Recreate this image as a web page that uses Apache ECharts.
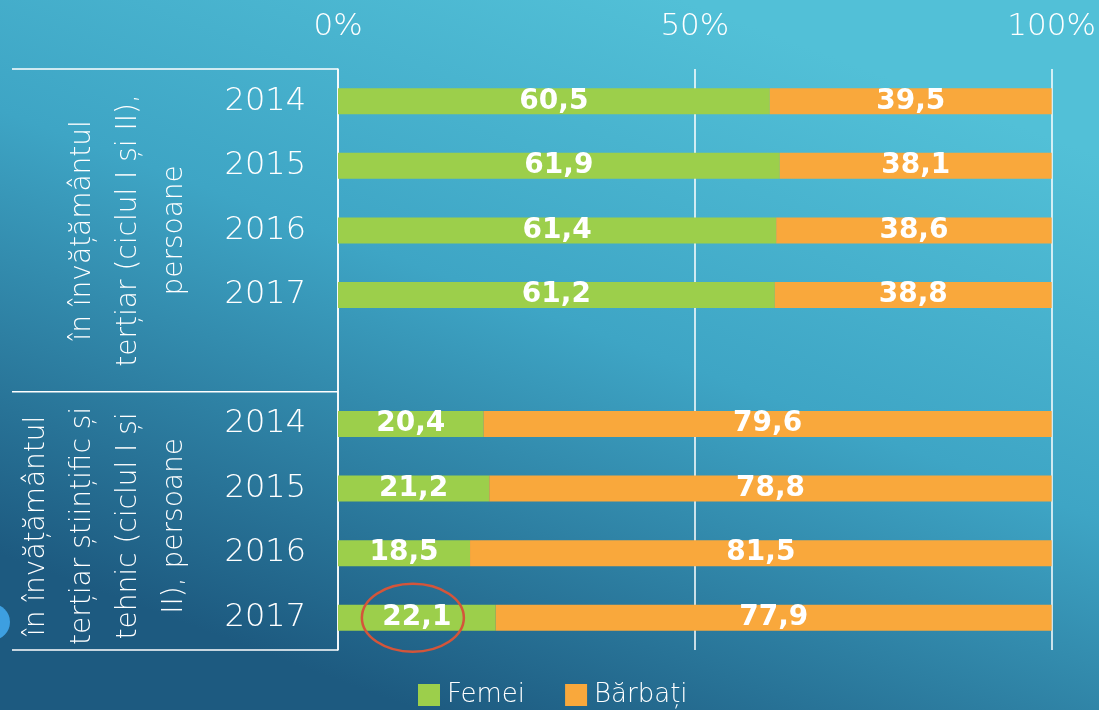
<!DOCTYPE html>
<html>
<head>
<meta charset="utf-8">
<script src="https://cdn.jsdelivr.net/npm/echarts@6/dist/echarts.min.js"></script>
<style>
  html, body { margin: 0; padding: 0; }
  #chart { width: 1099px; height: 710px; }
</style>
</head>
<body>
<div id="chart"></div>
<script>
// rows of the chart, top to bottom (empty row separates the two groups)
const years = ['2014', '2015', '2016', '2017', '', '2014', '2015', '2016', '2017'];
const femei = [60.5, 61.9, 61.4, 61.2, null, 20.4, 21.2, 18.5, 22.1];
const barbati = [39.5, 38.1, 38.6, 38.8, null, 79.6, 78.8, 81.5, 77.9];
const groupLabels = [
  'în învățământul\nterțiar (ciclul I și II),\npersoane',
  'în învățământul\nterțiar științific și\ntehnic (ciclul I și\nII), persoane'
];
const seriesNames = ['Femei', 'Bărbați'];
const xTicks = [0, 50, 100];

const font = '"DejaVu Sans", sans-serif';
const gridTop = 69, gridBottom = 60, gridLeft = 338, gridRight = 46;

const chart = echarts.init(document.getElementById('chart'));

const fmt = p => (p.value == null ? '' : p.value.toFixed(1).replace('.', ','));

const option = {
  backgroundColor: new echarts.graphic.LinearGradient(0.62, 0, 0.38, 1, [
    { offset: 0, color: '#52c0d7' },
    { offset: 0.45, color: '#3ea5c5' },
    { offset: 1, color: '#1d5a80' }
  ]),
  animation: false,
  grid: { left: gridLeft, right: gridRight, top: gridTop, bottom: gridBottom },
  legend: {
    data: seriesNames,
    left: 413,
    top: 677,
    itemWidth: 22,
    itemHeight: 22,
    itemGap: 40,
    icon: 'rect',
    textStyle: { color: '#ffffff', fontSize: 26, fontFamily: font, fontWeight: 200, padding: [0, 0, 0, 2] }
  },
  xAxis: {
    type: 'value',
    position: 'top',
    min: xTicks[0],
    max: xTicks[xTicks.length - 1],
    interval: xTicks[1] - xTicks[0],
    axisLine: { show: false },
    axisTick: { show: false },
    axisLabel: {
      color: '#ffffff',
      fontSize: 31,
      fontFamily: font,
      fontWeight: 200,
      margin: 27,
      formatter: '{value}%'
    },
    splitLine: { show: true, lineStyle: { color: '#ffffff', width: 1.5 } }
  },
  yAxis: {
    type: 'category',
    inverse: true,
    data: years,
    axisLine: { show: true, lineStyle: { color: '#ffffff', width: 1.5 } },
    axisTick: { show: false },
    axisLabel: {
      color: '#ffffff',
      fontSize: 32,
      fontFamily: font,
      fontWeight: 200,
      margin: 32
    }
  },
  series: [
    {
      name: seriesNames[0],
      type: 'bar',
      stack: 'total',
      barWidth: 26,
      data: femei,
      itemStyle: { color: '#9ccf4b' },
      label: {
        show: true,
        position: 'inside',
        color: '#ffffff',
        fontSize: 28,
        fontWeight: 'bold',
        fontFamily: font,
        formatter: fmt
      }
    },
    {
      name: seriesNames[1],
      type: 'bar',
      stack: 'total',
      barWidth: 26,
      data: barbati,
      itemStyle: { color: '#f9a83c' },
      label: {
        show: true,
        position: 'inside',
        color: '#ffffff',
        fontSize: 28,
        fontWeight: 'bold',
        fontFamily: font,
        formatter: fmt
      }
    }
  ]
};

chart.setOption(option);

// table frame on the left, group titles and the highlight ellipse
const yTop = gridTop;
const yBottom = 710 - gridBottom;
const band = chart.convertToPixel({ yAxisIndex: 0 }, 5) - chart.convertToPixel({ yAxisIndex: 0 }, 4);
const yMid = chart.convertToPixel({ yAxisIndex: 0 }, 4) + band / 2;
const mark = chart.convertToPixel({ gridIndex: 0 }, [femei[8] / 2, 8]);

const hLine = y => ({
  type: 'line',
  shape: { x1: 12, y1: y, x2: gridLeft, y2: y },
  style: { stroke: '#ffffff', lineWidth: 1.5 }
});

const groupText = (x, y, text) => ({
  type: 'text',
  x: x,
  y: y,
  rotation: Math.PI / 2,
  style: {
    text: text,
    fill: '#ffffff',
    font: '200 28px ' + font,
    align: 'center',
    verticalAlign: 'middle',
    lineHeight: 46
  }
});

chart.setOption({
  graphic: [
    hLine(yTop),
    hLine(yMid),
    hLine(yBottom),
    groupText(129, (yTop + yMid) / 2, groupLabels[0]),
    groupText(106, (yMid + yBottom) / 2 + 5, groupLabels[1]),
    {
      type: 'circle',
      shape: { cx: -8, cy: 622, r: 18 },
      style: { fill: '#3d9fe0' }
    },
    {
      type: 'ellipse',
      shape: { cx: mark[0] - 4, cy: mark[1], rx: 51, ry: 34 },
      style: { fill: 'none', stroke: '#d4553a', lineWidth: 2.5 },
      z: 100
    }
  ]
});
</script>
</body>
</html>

━━━━

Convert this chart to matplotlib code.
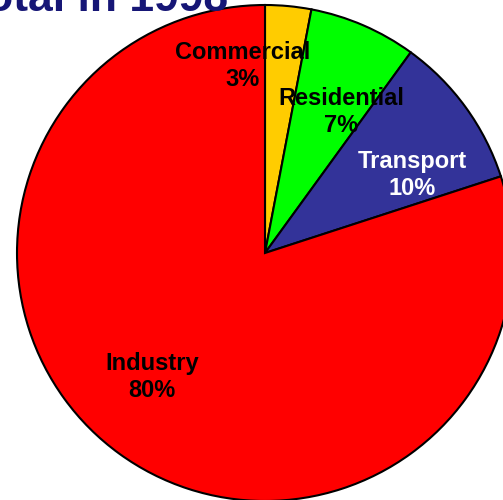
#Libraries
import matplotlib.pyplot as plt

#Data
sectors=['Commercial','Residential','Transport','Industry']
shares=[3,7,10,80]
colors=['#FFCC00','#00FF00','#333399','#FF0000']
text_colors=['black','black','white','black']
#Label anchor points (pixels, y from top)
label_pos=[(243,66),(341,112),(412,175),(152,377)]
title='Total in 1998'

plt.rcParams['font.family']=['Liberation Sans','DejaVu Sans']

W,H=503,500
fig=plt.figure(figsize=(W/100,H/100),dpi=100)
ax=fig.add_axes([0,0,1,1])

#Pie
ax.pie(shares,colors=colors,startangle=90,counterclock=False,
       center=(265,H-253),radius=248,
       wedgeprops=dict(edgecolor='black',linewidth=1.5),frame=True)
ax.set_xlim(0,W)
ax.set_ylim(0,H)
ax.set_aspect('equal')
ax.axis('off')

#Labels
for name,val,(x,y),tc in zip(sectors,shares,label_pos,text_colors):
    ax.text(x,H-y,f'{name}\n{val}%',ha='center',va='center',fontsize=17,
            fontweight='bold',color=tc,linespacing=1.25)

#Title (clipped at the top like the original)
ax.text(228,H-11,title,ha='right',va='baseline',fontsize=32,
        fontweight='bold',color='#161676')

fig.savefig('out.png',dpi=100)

━━━━

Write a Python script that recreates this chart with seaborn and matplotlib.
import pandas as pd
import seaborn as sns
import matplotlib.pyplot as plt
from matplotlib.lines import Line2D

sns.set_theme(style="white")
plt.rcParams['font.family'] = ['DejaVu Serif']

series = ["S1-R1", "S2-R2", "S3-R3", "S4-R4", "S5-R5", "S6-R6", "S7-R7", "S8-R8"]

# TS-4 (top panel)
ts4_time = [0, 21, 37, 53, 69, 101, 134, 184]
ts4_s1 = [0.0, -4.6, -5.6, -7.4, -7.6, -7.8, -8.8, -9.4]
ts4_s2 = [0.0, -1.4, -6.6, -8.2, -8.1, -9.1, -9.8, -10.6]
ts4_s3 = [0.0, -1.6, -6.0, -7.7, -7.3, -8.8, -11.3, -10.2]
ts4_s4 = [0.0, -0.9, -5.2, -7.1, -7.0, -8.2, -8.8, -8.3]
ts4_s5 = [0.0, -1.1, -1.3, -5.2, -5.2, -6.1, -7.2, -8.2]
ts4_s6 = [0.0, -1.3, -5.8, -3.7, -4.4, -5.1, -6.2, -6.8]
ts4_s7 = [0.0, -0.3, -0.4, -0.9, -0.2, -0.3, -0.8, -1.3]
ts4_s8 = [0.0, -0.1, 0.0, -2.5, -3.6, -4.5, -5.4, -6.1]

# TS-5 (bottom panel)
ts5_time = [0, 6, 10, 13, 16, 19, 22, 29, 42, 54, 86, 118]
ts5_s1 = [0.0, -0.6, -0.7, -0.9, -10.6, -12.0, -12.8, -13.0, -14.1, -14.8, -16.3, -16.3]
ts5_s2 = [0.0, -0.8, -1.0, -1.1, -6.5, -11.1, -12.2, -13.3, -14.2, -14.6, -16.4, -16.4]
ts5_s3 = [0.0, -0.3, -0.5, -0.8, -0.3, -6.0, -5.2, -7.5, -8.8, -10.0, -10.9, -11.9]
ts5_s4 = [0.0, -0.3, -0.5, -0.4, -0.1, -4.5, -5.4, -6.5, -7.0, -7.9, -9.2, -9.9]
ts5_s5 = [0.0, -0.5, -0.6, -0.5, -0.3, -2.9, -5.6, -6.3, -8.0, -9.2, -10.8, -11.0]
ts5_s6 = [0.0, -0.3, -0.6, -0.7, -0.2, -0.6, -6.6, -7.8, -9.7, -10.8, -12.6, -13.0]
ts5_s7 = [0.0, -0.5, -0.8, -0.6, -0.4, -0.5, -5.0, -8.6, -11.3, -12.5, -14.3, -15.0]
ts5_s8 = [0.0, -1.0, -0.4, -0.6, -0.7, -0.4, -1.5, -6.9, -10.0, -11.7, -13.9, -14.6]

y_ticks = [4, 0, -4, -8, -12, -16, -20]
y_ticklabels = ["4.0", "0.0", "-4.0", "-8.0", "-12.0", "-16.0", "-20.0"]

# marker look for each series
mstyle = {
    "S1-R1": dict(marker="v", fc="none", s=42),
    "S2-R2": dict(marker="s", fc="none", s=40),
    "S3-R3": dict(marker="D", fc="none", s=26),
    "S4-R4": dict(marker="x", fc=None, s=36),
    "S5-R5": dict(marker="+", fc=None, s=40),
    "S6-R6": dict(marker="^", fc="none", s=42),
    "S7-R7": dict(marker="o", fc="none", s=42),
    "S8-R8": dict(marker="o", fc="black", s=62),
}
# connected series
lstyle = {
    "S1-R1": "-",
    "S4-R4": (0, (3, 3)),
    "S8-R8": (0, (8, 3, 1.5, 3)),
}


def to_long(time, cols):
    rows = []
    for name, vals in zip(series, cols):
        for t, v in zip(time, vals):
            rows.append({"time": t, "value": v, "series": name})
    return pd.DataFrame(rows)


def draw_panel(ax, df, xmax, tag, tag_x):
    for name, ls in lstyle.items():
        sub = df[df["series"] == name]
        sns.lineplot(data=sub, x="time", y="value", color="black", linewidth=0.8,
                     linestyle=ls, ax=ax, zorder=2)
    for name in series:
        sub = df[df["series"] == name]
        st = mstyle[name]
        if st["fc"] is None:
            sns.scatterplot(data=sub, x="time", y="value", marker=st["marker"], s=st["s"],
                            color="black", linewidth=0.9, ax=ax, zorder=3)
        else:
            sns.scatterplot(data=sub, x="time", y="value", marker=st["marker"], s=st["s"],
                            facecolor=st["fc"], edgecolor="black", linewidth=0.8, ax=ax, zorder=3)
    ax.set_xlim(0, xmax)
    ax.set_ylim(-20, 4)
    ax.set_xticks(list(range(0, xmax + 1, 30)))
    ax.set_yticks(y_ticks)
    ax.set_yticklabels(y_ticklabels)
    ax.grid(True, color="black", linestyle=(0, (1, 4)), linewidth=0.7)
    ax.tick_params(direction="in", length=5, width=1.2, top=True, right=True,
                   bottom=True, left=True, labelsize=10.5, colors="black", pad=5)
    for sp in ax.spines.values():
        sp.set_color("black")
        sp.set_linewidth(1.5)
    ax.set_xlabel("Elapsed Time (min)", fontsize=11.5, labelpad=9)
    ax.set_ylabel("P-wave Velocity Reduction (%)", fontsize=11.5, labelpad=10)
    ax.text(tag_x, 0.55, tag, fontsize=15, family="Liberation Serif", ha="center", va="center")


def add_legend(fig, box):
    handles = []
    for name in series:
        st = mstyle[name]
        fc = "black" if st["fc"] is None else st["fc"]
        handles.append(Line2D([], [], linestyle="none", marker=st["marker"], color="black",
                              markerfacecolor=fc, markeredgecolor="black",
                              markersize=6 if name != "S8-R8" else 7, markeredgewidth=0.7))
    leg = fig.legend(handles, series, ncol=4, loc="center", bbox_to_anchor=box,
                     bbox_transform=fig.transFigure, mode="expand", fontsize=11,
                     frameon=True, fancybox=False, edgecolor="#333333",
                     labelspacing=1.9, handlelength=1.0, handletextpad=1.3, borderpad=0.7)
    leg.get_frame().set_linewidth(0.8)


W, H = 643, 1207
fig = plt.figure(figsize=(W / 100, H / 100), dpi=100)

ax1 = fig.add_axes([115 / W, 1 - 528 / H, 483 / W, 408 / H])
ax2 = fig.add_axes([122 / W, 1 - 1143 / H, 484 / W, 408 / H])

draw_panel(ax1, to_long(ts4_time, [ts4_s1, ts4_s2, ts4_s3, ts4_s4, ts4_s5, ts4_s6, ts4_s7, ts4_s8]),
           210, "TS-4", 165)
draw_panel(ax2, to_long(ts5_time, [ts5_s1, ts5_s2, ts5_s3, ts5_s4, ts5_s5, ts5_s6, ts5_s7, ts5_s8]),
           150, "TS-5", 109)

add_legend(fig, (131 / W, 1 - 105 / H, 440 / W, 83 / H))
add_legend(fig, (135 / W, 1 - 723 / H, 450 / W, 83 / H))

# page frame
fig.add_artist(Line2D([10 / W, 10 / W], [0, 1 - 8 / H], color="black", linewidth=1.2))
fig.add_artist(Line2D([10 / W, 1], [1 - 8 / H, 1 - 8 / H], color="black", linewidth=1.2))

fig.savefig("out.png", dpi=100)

━━━━

**SHORT EXERCISE:** Copy out, exactly, every line from the one that contains "Recreate this image" through the one that contains "const fmt = p". Pictures stay out of the copy.

**THE ANSWER:**
Recreate this image as a web page that uses Apache ECharts.
<!DOCTYPE html>
<html>
<head>
<meta charset="utf-8">
<script src="https://cdn.jsdelivr.net/npm/echarts@6/dist/echarts.min.js"></script>
<style>
  html, body { margin: 0; padding: 0; }
  #chart { width: 1099px; height: 710px; }
</style>
</head>
<body>
<div id="chart"></div>
<script>
// rows of the chart, top to bottom (empty row separates the two groups)
const years = ['2014', '2015', '2016', '2017', '', '2014', '2015', '2016', '2017'];
const femei = [60.5, 61.9, 61.4, 61.2, null, 20.4, 21.2, 18.5, 22.1];
const barbati = [39.5, 38.1, 38.6, 38.8, null, 79.6, 78.8, 81.5, 77.9];
const groupLabels = [
  'în învățământul\nterțiar (ciclul I și II),\npersoane',
  'în învățământul\nterțiar științific și\ntehnic (ciclul I și\nII), persoane'
];
const seriesNames = ['Femei', 'Bărbați'];
const xTicks = [0, 50, 100];

const font = '"DejaVu Sans", sans-serif';
const gridTop = 69, gridBottom = 60, gridLeft = 338, gridRight = 46;

const chart = echarts.init(document.getElementById('chart'));

const fmt = p => (p.value == null ? '' : p.value.toFixed(1).replace('.', ','));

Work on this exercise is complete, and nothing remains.